The timing is on your side though. Issaquah Link won’t start construction until the mid 2030s. That gives you fifteen years to kill it before construction starts. There will be a new generation of boardmembers and mayors then, and they may want to rethink some of the decisions made in 2016. ST3 kind of anticipates that because the least-justified projects are scheduled last. (Everett 2036, Issaquah 2041, Tacoma 19th Ave 2041.) And if costs continue to escalate, ST might find it attractive to just truncate ST3 either after Everett or at the Everett 128th point. But the cities are watching this like hawks: they know this is a possibility and they’re trying to argue that they should get theirs as the cities before them did and they’ve been paying ST taxes all along. That will be a battle. If you happen to be mayor of Issaquah at the time, you could help guide it in a more pro-active direction. Certainly Issaquah would need adequate feeders as compensation.
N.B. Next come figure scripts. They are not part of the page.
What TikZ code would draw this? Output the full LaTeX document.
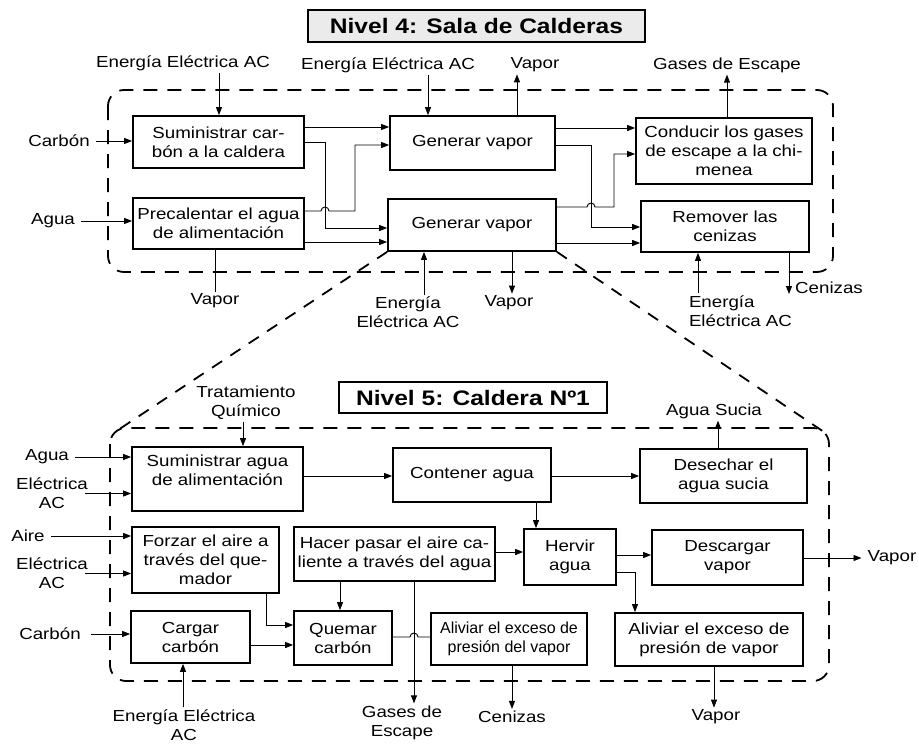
\documentclass[tikz,border=0pt]{standalone}
\usepackage{fontspec}
\setmainfont{Liberation Sans}[FakeStretch=1.17]
\newfontfamily\condfont{Liberation Sans}[FakeStretch=1.0]
\usetikzlibrary{arrows.meta}

\begin{document}
\begin{tikzpicture}[x=1pt,y=-1pt,
  every node/.style={font=\fontsize{16}{19}\selectfont, inner xsep=6pt, inner ysep=2pt, align=center},
  box/.style={draw, line width=1.7pt, inner sep=0pt},
  flow/.style={line width=0.9pt, -{Triangle[length=8pt,width=6pt]}},
  plain/.style={line width=0.9pt},
  frame/.style={line width=1.8pt, dash pattern=on 14pt off 10pt, rounded corners=16pt},
  zoomline/.style={line width=1.8pt, dash pattern=on 12pt off 10pt},
  title/.style={draw, line width=1.8pt, inner sep=0pt,
    font=\fontsize{21}{24}\selectfont\bfseries}]

\useasboundingbox (0,0) rectangle (919,744);

% ---------------- Level 4: boiler room ----------------
\node[title, fill=gray!16, minimum width=337, minimum height=32] (t4) at (476.5,26) {Nivel 4: Sala de Calderas};
\draw[frame] (108,90) rectangle (833,272);

\node[box, minimum width=171, minimum height=52] (sc) at (218.5,142) {Suministrar car-\\bón a la caldera};
\node[box, minimum width=171, minimum height=51] (pa) at (218.5,223.5) {Precalentar el agua\\de alimentación};
\node[box, minimum width=165, minimum height=54] (g1) at (472.5,143) {Generar vapor};
\node[box, minimum width=168, minimum height=52] (g2) at (472,225) {Generar vapor};
\node[box, minimum width=176, minimum height=66] (cg) at (724,151) {Conducir los gases\\de escape a la chi-\\menea};
\node[box, minimum width=168, minimum height=51] (rc) at (725,226.5) {Remover las\\cenizas};

\node (le1) at (183,63) {Energía Eléctrica AC};
\node (lcarb1) at (59,141) {Carbón};
\node (lagua1) at (53,221) {Agua};
\node (lvap1) at (215,301) {Vapor};
\node (le2) at (388,65) {Energía Eléctrica AC};
\node (lvap2) at (535,65) {Vapor};
\node (lgas1) at (727,65) {Gases de Escape};
\node (le3) at (408,312.5) {Energía\\Eléctrica AC};
\node (lvap3) at (509,303) {Vapor};
\node[align=left] (le4) at (740.5,311) {Energía\\Eléctrica AC};
\node (lcen1) at (829,288) {Cenizas};

\draw[flow] (le1.south -| 219,0) -- (sc.north -| 219,0);
\draw[flow] (lcarb1.east) -- (lcarb1.east -| sc.west);
\draw[flow] (lagua1.east) -- (lagua1.east -| pa.west);
\draw[plain] (pa.south -| lvap1.north) -- (lvap1.north);
\draw[flow] (sc.east |- 0,127) -- (g1.west |- 0,127);
\draw[flow] (sc.east |- 0,142) -- (325,142) -- (325,228) -- (g2.west |- 0,228);
\draw[flow] (pa.east |- 0,211) -- (321,211) arc[start angle=180, end angle=360, radius=4]
  -- (355,211) -- (355,145) -- (g1.west |- 0,145);
\draw[flow] (pa.east |- 0,242) -- (g2.west |- 0,242);
\draw[flow] (le2.south -| 428,0) -- (g1.north -| 428,0);
\draw[flow] (g1.north -| 517,0) -- (lvap2.south -| 517,0);
\draw[flow] (cg.north -| lgas1.south) -- (lgas1.south);
\draw[flow] (g1.east |- 0,128) -- (cg.west |- 0,128);
\draw[flow] (g1.east |- 0,145) -- (591,145) -- (591,227) -- (rc.west |- 0,227);
\draw[flow] (g2.east |- 0,207) -- (587,207) arc[start angle=180, end angle=360, radius=4]
  -- (614,207) -- (614,154) -- (cg.west |- 0,154);
\draw[flow] (g2.east |- 0,243) -- (rc.west |- 0,243);
\draw[flow] (le3.north -| 424,0) -- (g2.south -| 424,0);
\draw[flow] (g2.south -| 512,0) -- (lvap3.north -| 512,0);
\draw[flow] (le4.north -| 698,0) -- (rc.south -| 698,0);
\draw[flow] (rc.south -| lcen1.west) -- (lcen1.west |- 0,294);

% ---------------- zoom lines to level 5 ----------------
\coordinate (f5nw) at (115,432);
\coordinate (f5ne) at (824,432);
\draw[zoomline] (g2.south west) -- (f5nw);
\draw[zoomline] (g2.south east) -- (f5ne);

% ---------------- Level 5: boiler no. 1 ----------------
\node[title, fill=white, minimum width=268, minimum height=31] (t5) at (473,397.5) {Nivel 5: Caldera Nº1};
\draw[frame] (110,428) rectangle (829,681);

\node[box, minimum width=171, minimum height=64, text depth=18pt] (sa) at (217.5,479) {Suministrar agua\\de alimentación};
\node[box, minimum width=158, minimum height=54] (ca) at (472,475) {Contener agua};
\node[box, minimum width=167, minimum height=54] (ds) at (723.5,476) {Desechar el\\agua sucia};
\node[box, minimum width=147, minimum height=66] (fa) at (205.5,560) {Forzar el aire a\\través del que-\\mador};
\node[box, minimum width=201, minimum height=54] (hp) at (394.5,554) {Hacer pasar el aire ca-\\liente a través del agua};
\node[box, minimum width=92, minimum height=56] (ha) at (570,557) {Hervir\\agua};
\node[box, minimum width=151, minimum height=55] (dv) at (727.5,557.5) {Descargar\\vapor};
\node[box, minimum width=119, minimum height=52] (cc) at (190.5,637) {Cargar\\carbón};
\node[box, minimum width=98, minimum height=54] (qc) at (343,638) {Quemar\\carbón};
\node[box, minimum width=156, minimum height=52, font=\condfont\fontsize{16}{19}\selectfont] (am) at (509,639) {Aliviar el exceso de\\presión del vapor};
\node[box, minimum width=188, minimum height=53] (ar) at (709,639.5) {Aliviar el exceso de\\presión de vapor};

\node (ltq) at (246,402.5) {Tratamiento\\Químico};
\node (lagua2) at (47,457) {Agua};
\node (lel1) at (52,493.5) {Eléctrica\\AC};
\node (laire) at (28,536) {Aire};
\node (lel2) at (52,573.5) {Eléctrica\\AC};
\node (lcarb2) at (50,634) {Carbón};
\node (le5) at (184,725) {Energía Eléctrica\\AC};
\node (lsucia) at (714,411) {Agua Sucia};
\node (lgas2) at (402,722.5) {Gases de\\Escape};
\node (lcen2) at (512,717) {Cenizas};
\node (lvap4) at (892,558) {Vapor};
\node (lvap5) at (716,717) {Vapor};

\draw[flow] (ltq.south -| 243,0) -- (sa.north -| 243,0);
\draw[flow] (lagua2.east) -- (lagua2.east -| sa.west);
\draw[flow] ([xshift=-9pt]lel1.east) -- (lel1.east -| sa.west);
\draw[flow] (laire.east) -- (laire.east -| fa.west);
\draw[flow] ([xshift=-9pt]lel2.east) -- (lel2.east -| fa.west);
\draw[flow] ([xshift=4pt]lcarb2.east) -- (lcarb2.east -| cc.west);
\draw[flow] (le5.north -| 183,0) -- (cc.south -| 183,0);
\draw[flow] (sa.east |- 0,476) -- (ca.west |- 0,476);
\draw[flow] (ca.east |- 0,476) -- (ds.west |- 0,476);
\draw[flow] (ds.north -| 718,0) -- (lsucia.south -| 718,0);
\draw[flow] (ca.south -| 536,0) -- (ha.north -| 536,0);
\draw[flow] (hp.east |- 0,552) -- (ha.west |- 0,552);
\draw[flow] (hp.south -| 340,0) -- (qc.north -| 340,0);
\draw[flow] (hp.south -| 414,0) -- (lgas2.north -| 414,0);
\draw[flow] (fa.south -| 266,0) -- (266,625) -- (qc.west |- 0,625);
\draw[flow] (cc.east |- 0,645) -- (qc.west |- 0,645);
\draw[plain] (qc.east |- 0,637) -- (410,637) arc[start angle=180, end angle=360, radius=4]
  -- (am.west |- 0,637);
\draw[flow] (am.south -| 512,0) -- (lcen2.north -| 512,0);
\draw[flow] (ha.east |- 0,555) -- (dv.west |- 0,555);
\draw[flow] (ha.east |- 0,572) -- (635,572) -- (ar.north -| 635,0);
\draw[flow] (dv.east |- 0,558) -- (lvap4.west);
\draw[flow] (ar.south -| 714,0) -- (lvap5.north -| 714,0);

\end{tikzpicture}
\end{document}
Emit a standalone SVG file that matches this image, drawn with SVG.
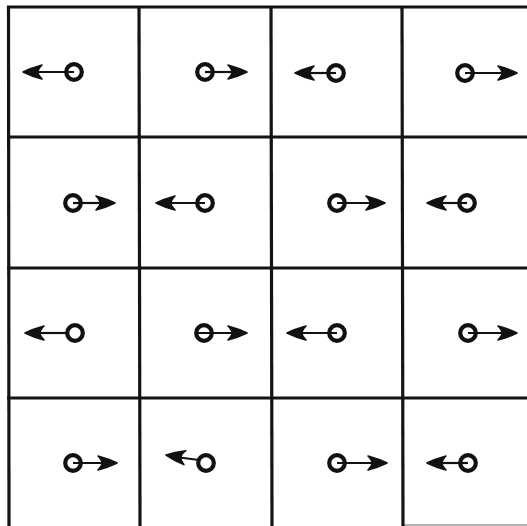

Another factor is that there will hopefully be a carbon tax by the 2030s, and the public may be more open to urban density. The Eastside will also be bigger then. Factoria may look like a midrise downtown Bellevue. The public might be more willing to switch to infill transit in the Totem Lake to Factoria area and leave far-flung Issaquah small. But, the county is a patchwork of cities, and each city is looking at its tax base. High-capacity transit means more companies willing to locate in the city, which means more sales tax income. Issquah will not look toward the common public good; it will look at what’s good for Issaquah, and will especially oppose something that shifts Issaquah’s tax base to Factoria (i.e.. Bellevue). We may need to restructure the tax incentives to stop cities from competing with each other.